→ Job: Your task is to print exactly the lines from the line that contains "Clone this diagram in TikZ." through the line that contains "(ootext) at (970,31)", with pictures left out.
Dataset records start
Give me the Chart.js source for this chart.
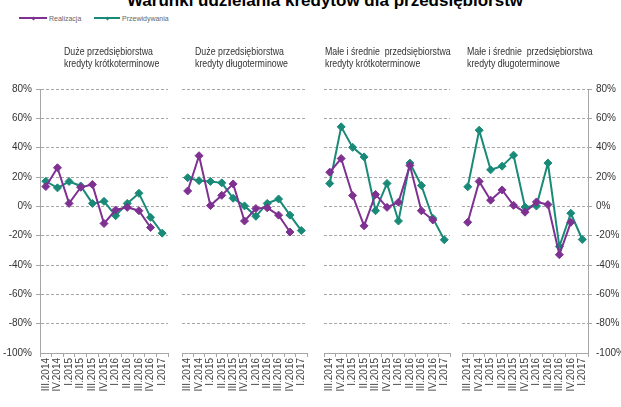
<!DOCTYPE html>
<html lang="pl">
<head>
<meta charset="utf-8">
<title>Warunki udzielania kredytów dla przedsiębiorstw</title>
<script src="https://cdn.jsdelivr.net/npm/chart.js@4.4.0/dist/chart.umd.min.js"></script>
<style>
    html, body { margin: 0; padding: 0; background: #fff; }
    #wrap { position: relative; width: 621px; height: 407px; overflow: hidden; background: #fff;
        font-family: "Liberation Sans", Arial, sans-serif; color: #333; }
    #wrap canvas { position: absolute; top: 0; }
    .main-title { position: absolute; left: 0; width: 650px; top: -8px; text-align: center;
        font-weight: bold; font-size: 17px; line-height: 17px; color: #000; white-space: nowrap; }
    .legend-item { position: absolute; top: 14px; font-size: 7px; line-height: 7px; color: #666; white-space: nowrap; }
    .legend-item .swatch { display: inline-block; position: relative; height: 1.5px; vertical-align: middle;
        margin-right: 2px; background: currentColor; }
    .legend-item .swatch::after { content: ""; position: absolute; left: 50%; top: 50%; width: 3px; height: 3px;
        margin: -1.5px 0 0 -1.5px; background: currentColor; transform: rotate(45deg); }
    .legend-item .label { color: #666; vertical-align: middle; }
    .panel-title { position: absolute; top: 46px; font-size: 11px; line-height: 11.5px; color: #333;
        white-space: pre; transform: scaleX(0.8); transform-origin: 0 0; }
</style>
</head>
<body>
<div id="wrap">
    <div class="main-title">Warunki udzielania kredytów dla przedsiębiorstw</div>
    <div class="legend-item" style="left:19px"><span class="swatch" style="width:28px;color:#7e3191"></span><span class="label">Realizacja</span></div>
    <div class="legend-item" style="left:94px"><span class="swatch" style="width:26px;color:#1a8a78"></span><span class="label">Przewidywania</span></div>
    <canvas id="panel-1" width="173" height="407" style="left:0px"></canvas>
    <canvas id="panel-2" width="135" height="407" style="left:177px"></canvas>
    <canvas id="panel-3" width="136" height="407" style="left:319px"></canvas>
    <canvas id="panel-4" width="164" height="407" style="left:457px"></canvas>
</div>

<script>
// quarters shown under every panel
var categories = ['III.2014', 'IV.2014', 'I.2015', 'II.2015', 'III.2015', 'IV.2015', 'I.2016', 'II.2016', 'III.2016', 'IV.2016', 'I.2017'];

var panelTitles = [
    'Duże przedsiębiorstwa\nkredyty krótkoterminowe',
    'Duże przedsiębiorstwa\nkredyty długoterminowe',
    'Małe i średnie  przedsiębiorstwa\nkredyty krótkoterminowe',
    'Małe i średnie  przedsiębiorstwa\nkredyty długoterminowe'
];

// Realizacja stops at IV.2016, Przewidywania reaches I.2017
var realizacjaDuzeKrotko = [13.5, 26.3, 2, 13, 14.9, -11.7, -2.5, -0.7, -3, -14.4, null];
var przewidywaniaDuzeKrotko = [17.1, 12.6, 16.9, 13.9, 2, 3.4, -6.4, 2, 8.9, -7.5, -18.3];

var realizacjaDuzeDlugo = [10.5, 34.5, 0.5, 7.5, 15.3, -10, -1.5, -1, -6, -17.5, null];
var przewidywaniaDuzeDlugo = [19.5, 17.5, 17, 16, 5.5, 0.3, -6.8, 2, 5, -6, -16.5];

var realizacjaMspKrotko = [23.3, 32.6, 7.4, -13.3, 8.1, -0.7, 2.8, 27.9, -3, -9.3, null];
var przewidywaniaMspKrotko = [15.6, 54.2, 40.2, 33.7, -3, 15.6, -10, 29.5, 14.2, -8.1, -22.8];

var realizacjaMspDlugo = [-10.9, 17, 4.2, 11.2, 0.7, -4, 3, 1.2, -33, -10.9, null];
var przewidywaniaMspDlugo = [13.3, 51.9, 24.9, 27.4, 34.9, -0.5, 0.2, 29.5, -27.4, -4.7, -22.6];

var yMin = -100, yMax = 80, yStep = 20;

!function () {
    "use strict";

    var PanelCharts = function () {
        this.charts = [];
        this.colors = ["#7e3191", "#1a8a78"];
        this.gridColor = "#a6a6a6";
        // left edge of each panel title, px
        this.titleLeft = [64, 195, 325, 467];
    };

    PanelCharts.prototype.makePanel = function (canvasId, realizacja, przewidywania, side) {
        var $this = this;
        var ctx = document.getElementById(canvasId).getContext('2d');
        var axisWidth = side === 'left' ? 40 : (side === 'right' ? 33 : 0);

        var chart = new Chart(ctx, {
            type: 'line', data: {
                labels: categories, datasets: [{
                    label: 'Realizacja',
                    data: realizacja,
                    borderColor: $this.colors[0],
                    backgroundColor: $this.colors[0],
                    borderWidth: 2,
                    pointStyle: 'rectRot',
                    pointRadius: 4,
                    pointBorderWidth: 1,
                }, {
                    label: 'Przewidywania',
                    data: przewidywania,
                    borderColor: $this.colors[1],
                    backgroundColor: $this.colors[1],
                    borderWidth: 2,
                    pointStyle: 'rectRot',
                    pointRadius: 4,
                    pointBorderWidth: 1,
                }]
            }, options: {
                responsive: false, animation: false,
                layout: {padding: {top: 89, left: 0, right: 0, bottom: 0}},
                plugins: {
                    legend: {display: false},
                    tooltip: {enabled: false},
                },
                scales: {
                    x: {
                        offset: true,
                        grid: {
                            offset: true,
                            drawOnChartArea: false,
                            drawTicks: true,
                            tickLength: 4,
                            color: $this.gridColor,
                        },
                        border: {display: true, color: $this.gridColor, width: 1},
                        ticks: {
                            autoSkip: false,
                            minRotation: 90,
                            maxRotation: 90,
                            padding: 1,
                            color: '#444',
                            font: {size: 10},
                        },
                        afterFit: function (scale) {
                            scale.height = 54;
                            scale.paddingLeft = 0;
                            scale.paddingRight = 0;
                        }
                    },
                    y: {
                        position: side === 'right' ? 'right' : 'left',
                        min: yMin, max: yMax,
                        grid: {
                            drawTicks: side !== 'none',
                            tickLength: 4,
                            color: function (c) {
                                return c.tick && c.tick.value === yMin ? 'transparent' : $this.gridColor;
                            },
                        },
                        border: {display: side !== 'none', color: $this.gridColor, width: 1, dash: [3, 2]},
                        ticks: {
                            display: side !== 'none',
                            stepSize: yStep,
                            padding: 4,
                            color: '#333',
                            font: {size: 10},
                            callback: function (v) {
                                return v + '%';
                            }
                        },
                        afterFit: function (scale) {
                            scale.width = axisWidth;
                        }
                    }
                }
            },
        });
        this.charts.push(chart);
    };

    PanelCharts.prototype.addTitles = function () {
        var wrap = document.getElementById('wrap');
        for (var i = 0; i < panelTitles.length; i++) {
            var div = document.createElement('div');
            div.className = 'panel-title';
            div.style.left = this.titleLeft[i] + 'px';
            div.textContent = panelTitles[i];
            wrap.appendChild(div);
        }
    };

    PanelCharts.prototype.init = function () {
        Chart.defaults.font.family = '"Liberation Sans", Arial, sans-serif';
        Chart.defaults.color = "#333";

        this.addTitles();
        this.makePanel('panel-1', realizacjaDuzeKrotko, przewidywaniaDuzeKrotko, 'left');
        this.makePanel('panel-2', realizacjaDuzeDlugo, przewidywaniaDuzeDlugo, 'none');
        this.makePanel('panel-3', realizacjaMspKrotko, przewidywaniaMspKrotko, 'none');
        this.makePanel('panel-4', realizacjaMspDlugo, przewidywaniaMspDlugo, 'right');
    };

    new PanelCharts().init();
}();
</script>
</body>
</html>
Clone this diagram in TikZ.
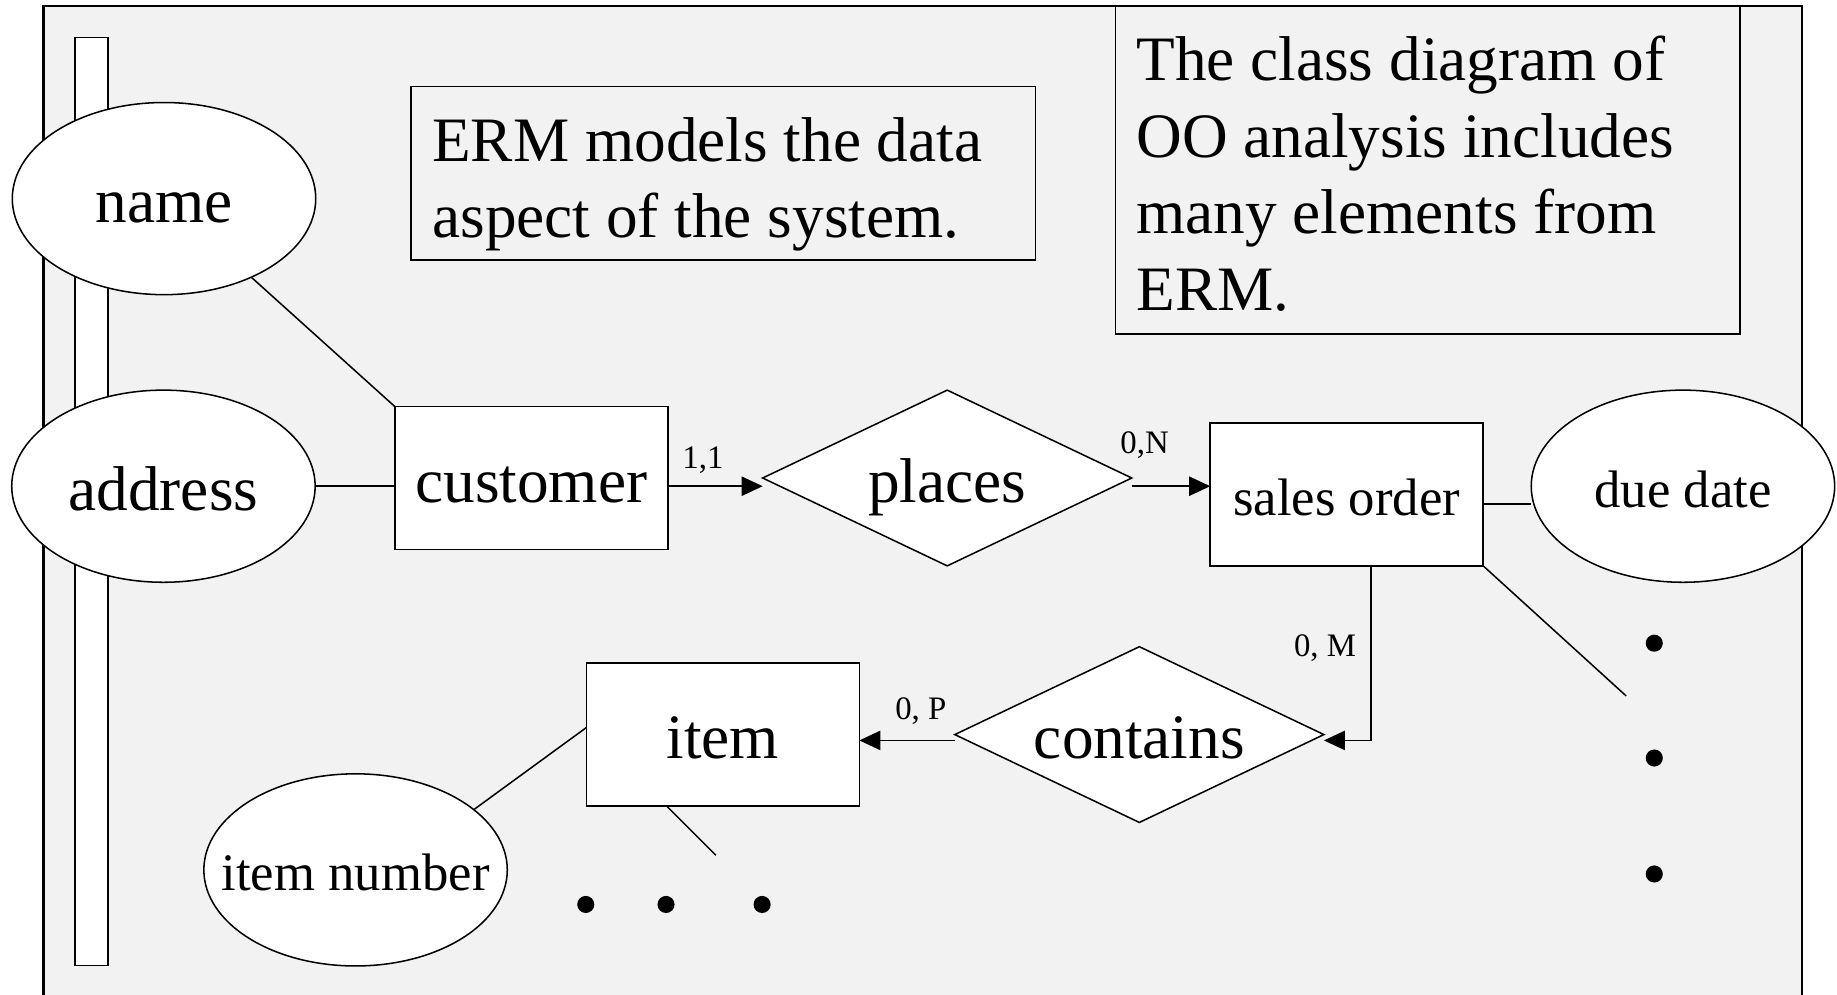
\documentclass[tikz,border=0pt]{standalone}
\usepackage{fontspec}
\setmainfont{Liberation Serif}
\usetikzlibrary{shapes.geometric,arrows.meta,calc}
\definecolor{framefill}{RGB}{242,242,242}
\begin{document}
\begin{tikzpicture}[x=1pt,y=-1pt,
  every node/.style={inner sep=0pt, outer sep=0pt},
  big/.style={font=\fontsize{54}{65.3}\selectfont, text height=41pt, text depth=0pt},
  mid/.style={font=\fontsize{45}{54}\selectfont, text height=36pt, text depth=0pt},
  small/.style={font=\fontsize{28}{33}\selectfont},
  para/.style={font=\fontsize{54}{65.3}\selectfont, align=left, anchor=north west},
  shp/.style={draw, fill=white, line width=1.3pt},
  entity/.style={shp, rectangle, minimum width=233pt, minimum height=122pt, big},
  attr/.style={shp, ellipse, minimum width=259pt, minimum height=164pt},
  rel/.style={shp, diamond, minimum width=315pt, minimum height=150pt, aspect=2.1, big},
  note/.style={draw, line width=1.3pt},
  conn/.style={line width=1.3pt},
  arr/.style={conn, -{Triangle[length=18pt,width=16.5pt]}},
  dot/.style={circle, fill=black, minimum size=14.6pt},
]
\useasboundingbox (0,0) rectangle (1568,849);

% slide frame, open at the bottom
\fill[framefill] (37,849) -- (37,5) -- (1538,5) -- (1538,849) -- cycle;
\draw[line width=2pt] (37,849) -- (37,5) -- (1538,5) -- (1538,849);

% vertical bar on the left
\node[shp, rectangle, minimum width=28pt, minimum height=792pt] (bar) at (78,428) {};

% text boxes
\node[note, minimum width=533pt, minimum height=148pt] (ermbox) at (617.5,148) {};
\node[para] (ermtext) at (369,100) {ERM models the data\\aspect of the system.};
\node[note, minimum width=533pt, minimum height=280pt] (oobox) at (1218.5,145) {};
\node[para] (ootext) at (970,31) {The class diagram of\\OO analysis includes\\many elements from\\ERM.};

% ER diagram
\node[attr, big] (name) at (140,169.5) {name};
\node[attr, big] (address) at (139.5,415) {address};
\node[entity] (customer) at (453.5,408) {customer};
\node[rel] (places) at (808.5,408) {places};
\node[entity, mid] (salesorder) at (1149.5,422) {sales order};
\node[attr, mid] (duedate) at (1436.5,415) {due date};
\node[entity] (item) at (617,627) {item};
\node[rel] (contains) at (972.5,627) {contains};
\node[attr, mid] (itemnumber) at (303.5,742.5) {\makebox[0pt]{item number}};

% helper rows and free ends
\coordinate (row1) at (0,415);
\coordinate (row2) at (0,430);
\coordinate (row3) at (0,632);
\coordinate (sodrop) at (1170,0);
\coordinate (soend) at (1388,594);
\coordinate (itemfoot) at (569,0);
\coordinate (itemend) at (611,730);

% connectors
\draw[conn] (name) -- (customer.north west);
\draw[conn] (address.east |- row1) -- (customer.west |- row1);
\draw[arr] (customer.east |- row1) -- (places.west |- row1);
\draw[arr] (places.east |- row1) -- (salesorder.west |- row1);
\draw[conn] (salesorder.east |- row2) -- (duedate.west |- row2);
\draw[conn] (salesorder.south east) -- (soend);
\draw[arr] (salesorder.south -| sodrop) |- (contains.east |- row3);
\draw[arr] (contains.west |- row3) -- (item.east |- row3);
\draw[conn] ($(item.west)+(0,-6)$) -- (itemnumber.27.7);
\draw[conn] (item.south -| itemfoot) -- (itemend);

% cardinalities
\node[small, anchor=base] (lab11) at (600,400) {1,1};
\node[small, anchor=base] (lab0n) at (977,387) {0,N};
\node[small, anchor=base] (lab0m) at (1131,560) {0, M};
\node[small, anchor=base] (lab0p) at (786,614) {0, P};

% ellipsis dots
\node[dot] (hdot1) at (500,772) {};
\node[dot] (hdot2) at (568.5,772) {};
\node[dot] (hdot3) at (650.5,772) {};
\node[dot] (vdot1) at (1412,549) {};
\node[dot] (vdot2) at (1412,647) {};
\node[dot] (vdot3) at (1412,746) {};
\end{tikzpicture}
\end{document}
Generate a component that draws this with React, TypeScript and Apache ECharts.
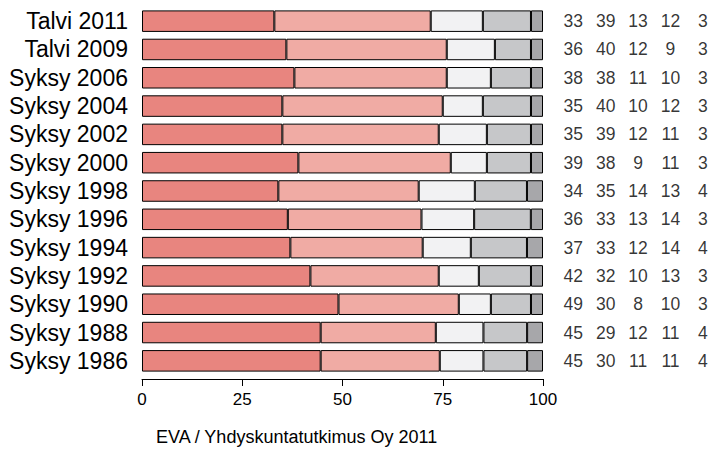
Dataset records end
→ Exercise result:
Clone this diagram in TikZ.
\documentclass[tikz,border=0pt]{standalone}
\usepackage{fontspec}
\setmainfont{Liberation Serif}
\usetikzlibrary{shapes.geometric,arrows.meta,calc}
\definecolor{framefill}{RGB}{242,242,242}
\begin{document}
\begin{tikzpicture}[x=1pt,y=-1pt,
  every node/.style={inner sep=0pt, outer sep=0pt},
  big/.style={font=\fontsize{54}{65.3}\selectfont, text height=41pt, text depth=0pt},
  mid/.style={font=\fontsize{45}{54}\selectfont, text height=36pt, text depth=0pt},
  small/.style={font=\fontsize{28}{33}\selectfont},
  para/.style={font=\fontsize{54}{65.3}\selectfont, align=left, anchor=north west},
  shp/.style={draw, fill=white, line width=1.3pt},
  entity/.style={shp, rectangle, minimum width=233pt, minimum height=122pt, big},
  attr/.style={shp, ellipse, minimum width=259pt, minimum height=164pt},
  rel/.style={shp, diamond, minimum width=315pt, minimum height=150pt, aspect=2.1, big},
  note/.style={draw, line width=1.3pt},
  conn/.style={line width=1.3pt},
  arr/.style={conn, -{Triangle[length=18pt,width=16.5pt]}},
  dot/.style={circle, fill=black, minimum size=14.6pt},
]
\useasboundingbox (0,0) rectangle (1568,849);

% slide frame, open at the bottom
\fill[framefill] (37,849) -- (37,5) -- (1538,5) -- (1538,849) -- cycle;
\draw[line width=2pt] (37,849) -- (37,5) -- (1538,5) -- (1538,849);

% vertical bar on the left
\node[shp, rectangle, minimum width=28pt, minimum height=792pt] (bar) at (78,428) {};

% text boxes
\node[note, minimum width=533pt, minimum height=148pt] (ermbox) at (617.5,148) {};
\node[para] (ermtext) at (369,100) {ERM models the data\\aspect of the system.};
\node[note, minimum width=533pt, minimum height=280pt] (oobox) at (1218.5,145) {};
\node[para] (ootext) at (970,31) {The class diagram of\\OO analysis includes\\many elements from\\ERM.};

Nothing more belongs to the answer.